I have recently read that Cyprus has surfing beaches. NICE!!!!

Can anyone tell me where they are and how far from Limassol.

Is there any boards rental place or any surfboard shop in Limassol?

Any help will be well appreciated,

Afdel


----------



## Veronica (Apr 5, 2008)

Afdel said:


> Hello everyone,
> 
> I have recently read that Cyprus has surfing beaches. NICE!!!!
> 
> ...


I have never heard of any surfing here
I suppose it is possible in the winter when the weather is a bit stormy, creating large waves but I would not say that Cyprus is known for surfing.


----------



## zin (Oct 28, 2010)

I've seen it but you'd need to be lucky with the weather, you'd need to keep an eye out on storm patterns etc.. Curium Beach is the waviest beach I can think of.


----------



## theresoon (Apr 11, 2008)

I have seen huge (for Cyprus) waves in Ayia Napa on the other side of the little fishing marina.

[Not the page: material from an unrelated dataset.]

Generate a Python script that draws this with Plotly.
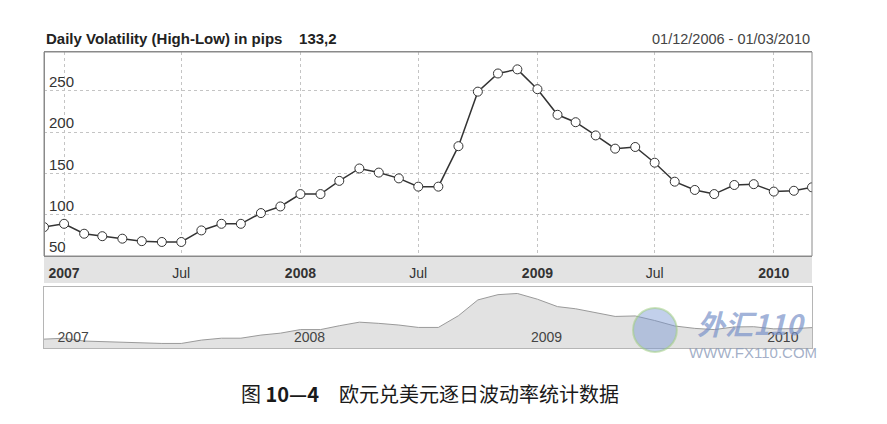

Sometimes September is very windy. And I remember friends who came with their boards so I guess they searched the surf websites for information.


----------



## Geraldine (Jan 3, 2009)

theresoon said:


> I have seen huge (for Cyprus) waves in Ayia Napa on the other side of the little fishing marina. Sometimes September is very windy. And I remember friends who came with their boards so I guess they searched the surf websites for information.


I saw some surfers on the beach road to Pissouri back in April, around the Aphrodite Hills area.


----------



## Afdel (Nov 1, 2010)

Thank you all!!!


----------